Expect the sound of heavy truck engines to help ring in a new, more prosperous year for McDuffie County in January 2021.

Timber Products Company based in Springfield, Ore., bought a 20-acre parcel for its trucking division, TP Logistics, on the 100-acre site of the old Georgia Pacific plant in Thomson.

Timber Products bought the warehouse from Garland Brothers, a company in Suwanee that buys and sells industrial manufacturing buildings, equipment and assets. Garland Brothers bought the fire-damaged site as an investment this past summer. The old Georgia Pacific plant burned in the spring of 2019.

The new trucking facility has 75,000 square feet of indoor storage space and will include a maintenance shop, driver’s lounge, truck wash, and tarping station, as well as extra storage space outdoors.

“As we understand it, initial job creation will be in the 50 to 60 employee range,” said Don Powers, President and CEO of Forward McDuffie, the umbrella organization for economic development in Thomson-McDuffie. “Predominantly drivers with 10 or so support personnel in the office. It could grow to over 100 employees if and when additional services are added to the site.

The portions of the building that were destroyed by fire are currently being demolished and cleaned up. The 100-acre parcel now essentially serves as a private industrial site, with the first section purchased by TP Logistics. There remains interest in returning the remaining land and buildings into a manufacturing facility and our local office is working with the owners as needed. Having one (TP Logistics) and perhaps another new industry on that site will certainly raise the value of the property and be a nice addition for the tax base; not to mention the jobs.”

“We are excited to expand our operations further into the Southeast United States,” said Tom Gennarelli, vice president of TP Logistics and TP Trucking. “This will enable us to grow our logistics operation and expand our truck fleet in the east.”

TP Trucking currently operates 160 flatbed trucks in the lower 48 states. In addition to its asset-based trucking services, it also provides brokerage services and Class A equipment maintenance and body repair out of the Central Point, Oregon facility. With more than 120 drivers and 40 owner-operators within the current fleet, TP Trucking officials said the company intends to increase its fleet size by 30 percent, to 500 trucks, over the next five years.

In a telephone interview with the Progress, Gennarelli said the company plans to base 100 trucks in Thomson. This would necessitate hiring 100 drivers and filling 50 to 100 administrative-type positions, including human resources, dispatch and maintenance, he said.

Gennarelli said several factors helped draw TP Logistics to McDuffie County; one being railroad access (CSXT) and another was having a warehouse on the property.

The Thomson location will provide TP Logistics a direct rail and truck link to other Timber Products manufacturing facilities, as well as access to the port of Savannah, according to a company news release.

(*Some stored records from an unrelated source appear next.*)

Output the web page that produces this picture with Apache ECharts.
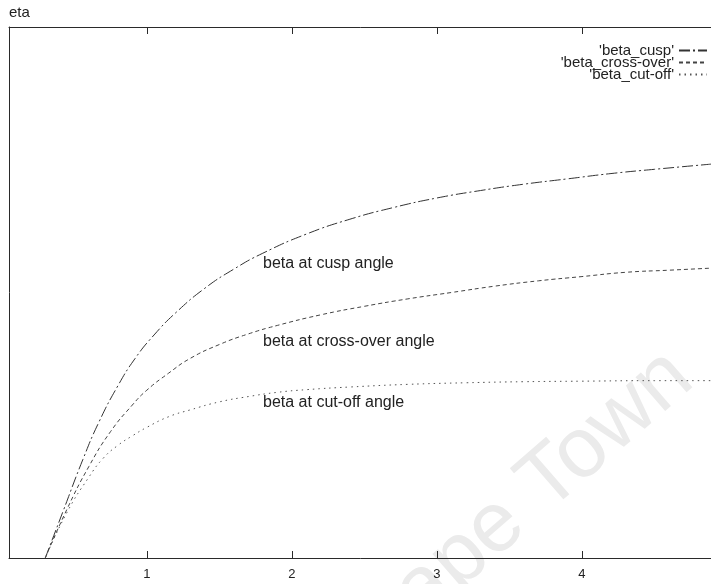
<!DOCTYPE html>
<html>
<head>
<meta charset="utf-8">
<script src="https://cdn.jsdelivr.net/npm/echarts@6/dist/echarts.min.js"></script>
<style>
  html, body { margin: 0; padding: 0; background: #fff; }
  #chart { width: 711px; height: 584px; }
</style>
</head>
<body>
<div id="chart"></div>
<script>
// beta versus x for the three characteristic angles
const cuspX = [0.30, 0.42, 0.56, 0.67, 0.80, 0.92, 1.05, 1.20, 1.40, 1.60, 1.80, 2.10, 2.40, 2.70, 3.00, 3.30, 3.60, 3.90, 4.20, 4.50, 4.90];
const cuspY = [0, 4.3, 9.3, 12.8, 16.2, 18.8, 21.0, 23.1, 25.4, 27.2, 28.7, 30.5, 31.9, 33.0, 33.9, 34.6, 35.2, 35.7, 36.2, 36.6, 37.1];

const crossX = [0.30, 0.45, 0.60, 0.75, 0.90, 1.00, 1.15, 1.30, 1.50, 1.70, 1.90, 2.20, 2.50, 2.80, 3.10, 3.40, 3.70, 4.00, 4.30, 4.60, 4.90];
const crossY = [0, 4.6, 8.6, 11.9, 14.4, 15.8, 17.4, 18.8, 20.1, 21.1, 21.9, 22.9, 23.7, 24.4, 25.0, 25.6, 26.1, 26.5, 26.9, 27.1, 27.3];

const cutX = [0.30, 0.45, 0.60, 0.70, 0.80, 0.90, 1.00, 1.15, 1.30, 1.50, 1.70, 1.90, 2.10, 2.40, 2.80, 3.20, 3.60, 4.00, 4.50, 4.90];
const cutY = [0, 4.3, 7.6, 9.4, 10.6, 11.5, 12.3, 13.3, 13.95, 14.7, 15.2, 15.6, 15.85, 16.1, 16.35, 16.5, 16.6, 16.65, 16.7, 16.7];

const xTickValues = [1, 2, 3, 4, 5];
const xLabelValues = [1, 2, 3, 4];
const seriesNames = ["'beta_cusp'", "'beta_cross-over'", "'beta_cut-off'"];
const curveLabels = ['beta at cusp angle', 'beta at cross-over angle', 'beta at cut-off angle'];

const pairs = (xs, ys) => xs.map((x, i) => [x, ys[i]]);

const FONT = '"Liberation Sans", Arial, Helvetica, sans-serif';
const INK = '#2a2a2a';
const lineColors = ['#333333', '#444444', '#555555'];
const lineDashes = [[11, 3, 2, 3], [4, 3], [1.5, 4]];

const chart = echarts.init(document.getElementById('chart'), null, { renderer: 'canvas' });

const axisCommon = {
  type: 'value',
  min: 0.05,
  max: 5,
  splitLine: { show: false },
  axisLine: { show: true, onZero: false, lineStyle: { color: INK, width: 1 } },
  axisTick: { show: true, inside: true, length: 7, customValues: xTickValues, lineStyle: { color: INK } }
};

const curve = (i, xs, ys) => ({
  name: seriesNames[i],
  type: 'line',
  smooth: true,
  symbol: 'none',
  showSymbol: false,
  data: pairs(xs, ys),
  itemStyle: { color: lineColors[i] },
  lineStyle: { color: lineColors[i], width: 1, type: lineDashes[i] }
});

const option = {
  animation: false,
  backgroundColor: '#ffffff',
  grid: { left: 9, right: -16, top: 27, bottom: 26, containLabel: false, outerBoundsMode: 'none' },
  xAxis: [
    Object.assign({}, axisCommon, {
      position: 'bottom',
      axisLabel: {
        show: true, customValues: xLabelValues, margin: 10,
        color: '#222', fontFamily: FONT, fontSize: 13
      }
    }),
    Object.assign({}, axisCommon, {
      position: 'top',
      axisLabel: { show: false }
    })
  ],
  yAxis: {
    type: 'value',
    min: 0,
    max: 50,
    name: 'eta',
    nameLocation: 'end',
    nameGap: 14,
    nameTextStyle: { align: 'left', verticalAlign: 'middle', color: '#222', fontFamily: FONT, fontSize: 15 },
    splitLine: { show: false },
    axisLine: { show: true, onZero: false, lineStyle: { color: INK, width: 1 } },
    axisTick: { show: false },
    axisLabel: { show: false }
  },
  legend: {
    orient: 'vertical',
    right: 3,
    top: 43,
    align: 'right',
    itemWidth: 28,
    itemHeight: 8,
    itemGap: -3,
    padding: 0,
    itemStyle: { opacity: 0 },
    textStyle: { color: '#222', fontFamily: FONT, fontSize: 15 },
    data: seriesNames
  },
  graphic: [
    {
      type: 'text', x: 709, y: 398, rotation: 0.716, z: -10, silent: true,
      style: { text: 'Cape Town', fill: '#ebebeb', font: '85px ' + FONT, align: 'right', verticalAlign: 'bottom' }
    },
    { type: 'text', left: 263, top: 256, style: { text: curveLabels[0], fill: '#222', font: '16px ' + FONT } },
    { type: 'text', left: 263, top: 334, style: { text: curveLabels[1], fill: '#222', font: '16px ' + FONT } },
    { type: 'text', left: 263, top: 395, style: { text: curveLabels[2], fill: '#222', font: '16px ' + FONT } }
  ],
  series: [
    curve(0, cuspX, cuspY),
    curve(1, crossX, crossY),
    curve(2, cutX, cutY)
  ]
};

chart.setOption(option);
</script>
</body>
</html>
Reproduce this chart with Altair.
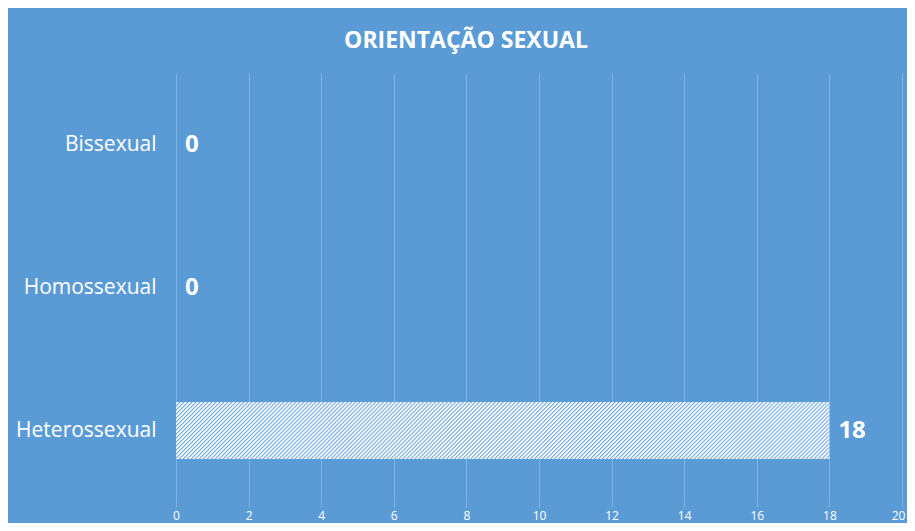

“The site has the ability to load and unload boxcar, center beam, flat cars, and containers,” according to the release.

The facility will serve as home to 20 short-haul and long-haul trucks with the capacity to transload three cars per week. Long term plans include adding more trucks to the fleet, a full service, two-bay maintenance shop for Class A trucks and equipment, and the ability to transload more than 20 cars per week, company executives said.

Powers said having the Timber company’s trucking division locate to Thomson is additional good news, coming on the heels of United Medical’s announced purchase of the Hollander building in McDuffie County. “Certainly this helps, especially during the pandemic,” Powers commented.